**Work to complete:** Transcribe all the entries word for word, omitting any pictures they contain.

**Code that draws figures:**
>> START

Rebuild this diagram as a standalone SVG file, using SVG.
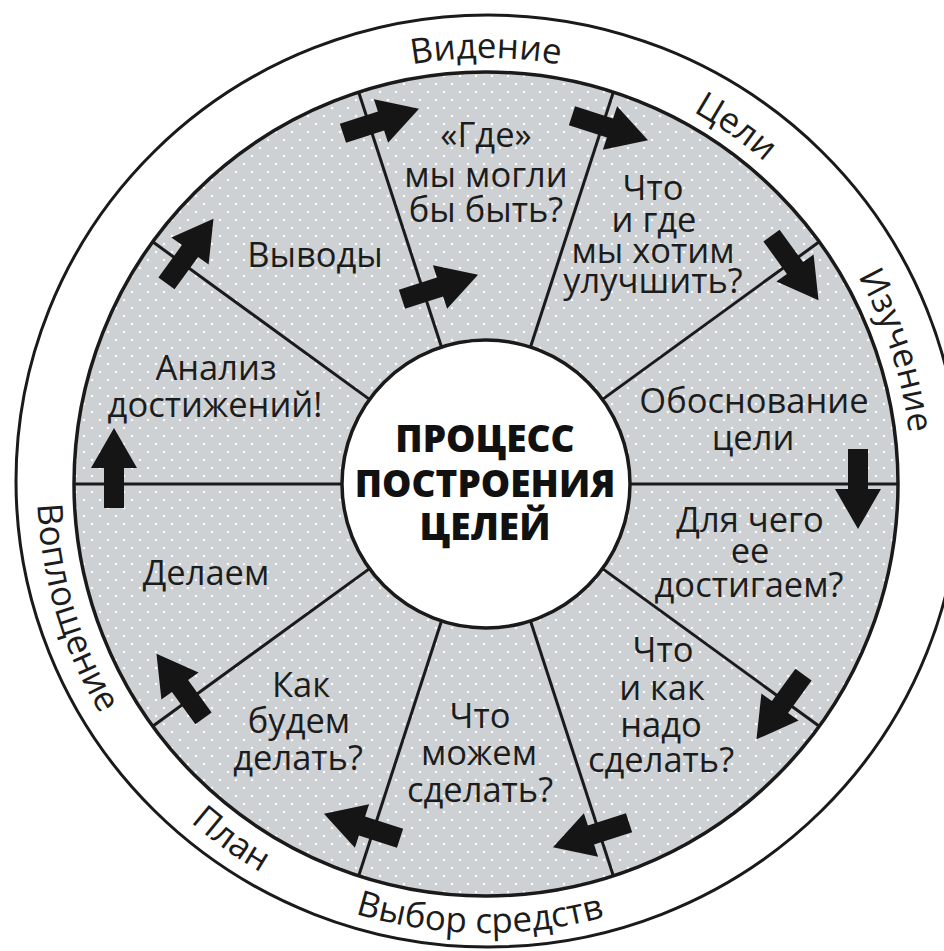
<svg xmlns="http://www.w3.org/2000/svg" width="944" height="951" viewBox="0 0 944 951">
  <defs>
    <pattern id="dots" patternUnits="userSpaceOnUse" width="16" height="16">
      <rect width="16" height="16" fill="#cdd1d4"/>
      <circle cx="4" cy="4" r="1.3" fill="#ffffff" opacity="0.9"/>
      <circle cx="12" cy="12" r="1.3" fill="#ffffff" opacity="0.9"/>
    </pattern>
    <path id="arcTop" d="M60,484 A426,426 0 1 1 912,484 A426,426 0 1 1 60,484"/>
    <path id="arcBottom" d="M37,484 A449,449 0 1 0 935,484 A449,449 0 1 0 37,484"/>
    <path id="arrow" d="M-40,-10 H0 V-23 L40,0 L0,23 V10 H-40 Z"/>
  </defs>
  <style>
    .lbl { font-family: "Open Sans", "Noto Sans", sans-serif; font-size: 34.5px; fill: #1c1c1c; text-anchor: middle; }
    .ring { font-family: "Open Sans", "Noto Sans", sans-serif; font-size: 35px; fill: #1c1c1c; }
    .title { font-family: "Open Sans", "Noto Sans", sans-serif; font-size: 37px; font-weight: 800; fill: #111; text-anchor: middle; }
    .div { stroke: #1a1a1a; stroke-width: 3; fill: none; }
    .arr { fill: #151515; }
  </style>
  <rect width="944" height="951" fill="#ffffff"/>
  <g id="outer-ring">
    <ellipse cx="488" cy="481" rx="472" ry="466" fill="#ffffff" stroke="#1a1a1a" stroke-width="3"/>
    <text class="ring"><textPath href="#arcTop" startOffset="669" text-anchor="middle">Видение</textPath></text>
    <text class="ring"><textPath href="#arcTop" startOffset="929" text-anchor="middle">Цели</textPath></text>
    <text class="ring"><textPath href="#arcTop" startOffset="1204" text-anchor="middle">Изучение</textPath></text>
    <text class="ring"><textPath href="#arcBottom" startOffset="699" text-anchor="middle">Выбор средств</textPath></text>
    <text class="ring"><textPath href="#arcBottom" startOffset="426" text-anchor="middle">План</textPath></text>
    <text class="ring"><textPath href="#arcBottom" startOffset="131" text-anchor="middle">Воплощение</textPath></text>
  </g>
  <g id="wheel">
    <circle cx="486" cy="484" r="412" fill="url(#dots)" stroke="#1a1a1a" stroke-width="3.5"/>
    <line class="div" x1="630" y1="484" x2="898" y2="484"/>
    <line class="div" x1="602.5" y1="568.6" x2="819.3" y2="726.2"/>
    <line class="div" x1="530.5" y1="621" x2="613.3" y2="875.8"/>
    <line class="div" x1="441.5" y1="621" x2="358.7" y2="875.8"/>
    <line class="div" x1="369.5" y1="568.6" x2="152.7" y2="726.2"/>
    <line class="div" x1="342" y1="484" x2="74" y2="484"/>
    <line class="div" x1="369.5" y1="399.4" x2="152.7" y2="241.8"/>
    <line class="div" x1="441.5" y1="347" x2="358.7" y2="92.2"/>
    <line class="div" x1="530.5" y1="347" x2="613.3" y2="92.2"/>
    <line class="div" x1="602.5" y1="399.4" x2="819.3" y2="241.8"/>
  </g>
  <g id="center">
    <circle cx="486" cy="484" r="144" fill="#ffffff" stroke="#1a1a1a" stroke-width="3.5"/>
    <text class="title" x="485" y="452">ПРОЦЕСС</text>
    <text class="title" x="485" y="497">ПОСТРОЕНИЯ</text>
    <text class="title" x="485" y="540">ЦЕЛЕЙ</text>
  </g>
  <g id="seg-gde">
    <text class="lbl" x="486" y="147">«Где»</text>
    <text class="lbl" x="486" y="187">мы могли</text>
    <text class="lbl" x="486" y="222">бы быть?</text>
  </g>
  <g id="seg-improve">
    <text class="lbl" x="653" y="200">Что</text>
    <text class="lbl" x="654" y="232">и где</text>
    <text class="lbl" x="653" y="263">мы хотим</text>
    <text class="lbl" x="653" y="293">улучшить?</text>
  </g>
  <g id="seg-justify">
    <text class="lbl" x="754" y="413">Обоснование</text>
    <text class="lbl" x="753" y="450">цели</text>
  </g>
  <g id="seg-why">
    <text class="lbl" x="750" y="532">Для чего</text>
    <text class="lbl" x="750" y="563">ее</text>
    <text class="lbl" x="749" y="597">достигаем?</text>
  </g>
  <g id="seg-what-how">
    <text class="lbl" x="663" y="662">Что</text>
    <text class="lbl" x="662" y="700">и как</text>
    <text class="lbl" x="661" y="737">надо</text>
    <text class="lbl" x="661" y="772">сделать?</text>
  </g>
  <g id="seg-can">
    <text class="lbl" x="480" y="728">Что</text>
    <text class="lbl" x="479" y="765">можем</text>
    <text class="lbl" x="480" y="802">сделать?</text>
  </g>
  <g id="seg-how">
    <text class="lbl" x="301" y="697">Как</text>
    <text class="lbl" x="299" y="733">будем</text>
    <text class="lbl" x="298" y="770">делать?</text>
  </g>
  <g id="seg-do">
    <text class="lbl" x="206" y="585">Делаем</text>
  </g>
  <g id="seg-analysis">
    <text class="lbl" x="216" y="380">Анализ</text>
    <text class="lbl" x="215" y="417">достижений!</text>
  </g>
  <g id="seg-conclusions">
    <text class="lbl" x="315" y="267">Выводы</text>
  </g>
  <g id="connectors">
    <use href="#arrow" class="arr" transform="translate(858,489) rotate(90)"/>
    <use href="#arrow" class="arr" transform="translate(780,707) rotate(126)"/>
    <use href="#arrow" class="arr" transform="translate(591,835) rotate(162)"/>
    <use href="#arrow" class="arr" transform="translate(362,826) rotate(198)"/>
    <use href="#arrow" class="arr" transform="translate(180,686) rotate(234)"/>
    <use href="#arrow" class="arr" transform="translate(114,468) rotate(270)"/>
    <use href="#arrow" class="arr" transform="translate(190,251) rotate(306)"/>
    <use href="#arrow" class="arr" transform="translate(381,121) rotate(342)"/>
    <use href="#arrow" class="arr" transform="translate(440,287) rotate(342)"/>
    <use href="#arrow" class="arr" transform="translate(610,128) rotate(18)"/>
    <use href="#arrow" class="arr" transform="translate(795,268) rotate(54)"/>
  </g>
</svg>
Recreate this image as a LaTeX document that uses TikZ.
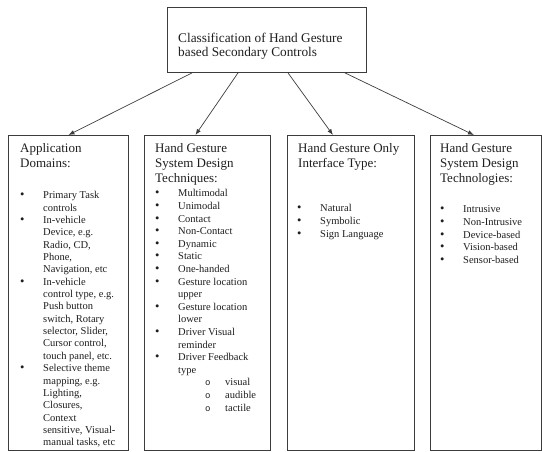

>> END

**Answer to this exercise:**
Rebuild this diagram as a standalone SVG file, using SVG.
<svg xmlns="http://www.w3.org/2000/svg" width="944" height="951" viewBox="0 0 944 951">
  <defs>
    <pattern id="dots" patternUnits="userSpaceOnUse" width="16" height="16">
      <rect width="16" height="16" fill="#cdd1d4"/>
      <circle cx="4" cy="4" r="1.3" fill="#ffffff" opacity="0.9"/>
      <circle cx="12" cy="12" r="1.3" fill="#ffffff" opacity="0.9"/>
    </pattern>
    <path id="arcTop" d="M60,484 A426,426 0 1 1 912,484 A426,426 0 1 1 60,484"/>
    <path id="arcBottom" d="M37,484 A449,449 0 1 0 935,484 A449,449 0 1 0 37,484"/>
    <path id="arrow" d="M-40,-10 H0 V-23 L40,0 L0,23 V10 H-40 Z"/>
  </defs>
  <style>
    .lbl { font-family: "Open Sans", "Noto Sans", sans-serif; font-size: 34.5px; fill: #1c1c1c; text-anchor: middle; }
    .ring { font-family: "Open Sans", "Noto Sans", sans-serif; font-size: 35px; fill: #1c1c1c; }
    .title { font-family: "Open Sans", "Noto Sans", sans-serif; font-size: 37px; font-weight: 800; fill: #111; text-anchor: middle; }
    .div { stroke: #1a1a1a; stroke-width: 3; fill: none; }
    .arr { fill: #151515; }
  </style>
  <rect width="944" height="951" fill="#ffffff"/>
  <g id="outer-ring">
    <ellipse cx="488" cy="481" rx="472" ry="466" fill="#ffffff" stroke="#1a1a1a" stroke-width="3"/>
    <text class="ring"><textPath href="#arcTop" startOffset="669" text-anchor="middle">Видение</textPath></text>
    <text class="ring"><textPath href="#arcTop" startOffset="929" text-anchor="middle">Цели</textPath></text>
    <text class="ring"><textPath href="#arcTop" startOffset="1204" text-anchor="middle">Изучение</textPath></text>
    <text class="ring"><textPath href="#arcBottom" startOffset="699" text-anchor="middle">Выбор средств</textPath></text>
    <text class="ring"><textPath href="#arcBottom" startOffset="426" text-anchor="middle">План</textPath></text>
    <text class="ring"><textPath href="#arcBottom" startOffset="131" text-anchor="middle">Воплощение</textPath></text>
  </g>
  <g id="wheel">
    <circle cx="486" cy="484" r="412" fill="url(#dots)" stroke="#1a1a1a" stroke-width="3.5"/>
    <line class="div" x1="630" y1="484" x2="898" y2="484"/>
    <line class="div" x1="602.5" y1="568.6" x2="819.3" y2="726.2"/>
    <line class="div" x1="530.5" y1="621" x2="613.3" y2="875.8"/>
    <line class="div" x1="441.5" y1="621" x2="358.7" y2="875.8"/>
    <line class="div" x1="369.5" y1="568.6" x2="152.7" y2="726.2"/>
    <line class="div" x1="342" y1="484" x2="74" y2="484"/>
    <line class="div" x1="369.5" y1="399.4" x2="152.7" y2="241.8"/>
    <line class="div" x1="441.5" y1="347" x2="358.7" y2="92.2"/>
    <line class="div" x1="530.5" y1="347" x2="613.3" y2="92.2"/>
    <line class="div" x1="602.5" y1="399.4" x2="819.3" y2="241.8"/>
  </g>
  <g id="center">
    <circle cx="486" cy="484" r="144" fill="#ffffff" stroke="#1a1a1a" stroke-width="3.5"/>
    <text class="title" x="485" y="452">ПРОЦЕСС</text>
    <text class="title" x="485" y="497">ПОСТРОЕНИЯ</text>
    <text class="title" x="485" y="540">ЦЕЛЕЙ</text>
  </g>
  <g id="seg-gde">
    <text class="lbl" x="486" y="147">«Где»</text>
    <text class="lbl" x="486" y="187">мы могли</text>
    <text class="lbl" x="486" y="222">бы быть?</text>
  </g>
  <g id="seg-improve">
    <text class="lbl" x="653" y="200">Что</text>
    <text class="lbl" x="654" y="232">и где</text>
    <text class="lbl" x="653" y="263">мы хотим</text>
    <text class="lbl" x="653" y="293">улучшить?</text>
  </g>
  <g id="seg-justify">
    <text class="lbl" x="754" y="413">Обоснование</text>
    <text class="lbl" x="753" y="450">цели</text>
  </g>
  <g id="seg-why">
    <text class="lbl" x="750" y="532">Для чего</text>
    <text class="lbl" x="750" y="563">ее</text>
    <text class="lbl" x="749" y="597">достигаем?</text>
  </g>
  <g id="seg-what-how">
    <text class="lbl" x="663" y="662">Что</text>
    <text class="lbl" x="662" y="700">и как</text>
    <text class="lbl" x="661" y="737">надо</text>
    <text class="lbl" x="661" y="772">сделать?</text>
  </g>
  <g id="seg-can">
    <text class="lbl" x="480" y="728">Что</text>
    <text class="lbl" x="479" y="765">можем</text>
    <text class="lbl" x="480" y="802">сделать?</text>
  </g>
  <g id="seg-how">
    <text class="lbl" x="301" y="697">Как</text>
    <text class="lbl" x="299" y="733">будем</text>
    <text class="lbl" x="298" y="770">делать?</text>
  </g>
  <g id="seg-do">
    <text class="lbl" x="206" y="585">Делаем</text>
  </g>
  <g id="seg-analysis">
    <text class="lbl" x="216" y="380">Анализ</text>
    <text class="lbl" x="215" y="417">достижений!</text>
  </g>
  <g id="seg-conclusions">
    <text class="lbl" x="315" y="267">Выводы</text>
  </g>
  <g id="connectors">
    <use href="#arrow" class="arr" transform="translate(858,489) rotate(90)"/>
    <use href="#arrow" class="arr" transform="translate(780,707) rotate(126)"/>
    <use href="#arrow" class="arr" transform="translate(591,835) rotate(162)"/>
    <use href="#arrow" class="arr" transform="translate(362,826) rotate(198)"/>
    <use href="#arrow" class="arr" transform="translate(180,686) rotate(234)"/>
    <use href="#arrow" class="arr" transform="translate(114,468) rotate(270)"/>
    <use href="#arrow" class="arr" transform="translate(190,251) rotate(306)"/>
    <use href="#arrow" class="arr" transform="translate(381,121) rotate(342)"/>
    <use href="#arrow" class="arr" transform="translate(440,287) rotate(342)"/>
    <use href="#arrow" class="arr" transform="translate(610,128) rotate(18)"/>
    <use href="#arrow" class="arr" transform="translate(795,268) rotate(54)"/>
  </g>
</svg>
Recreate this image as a LaTeX document that uses TikZ.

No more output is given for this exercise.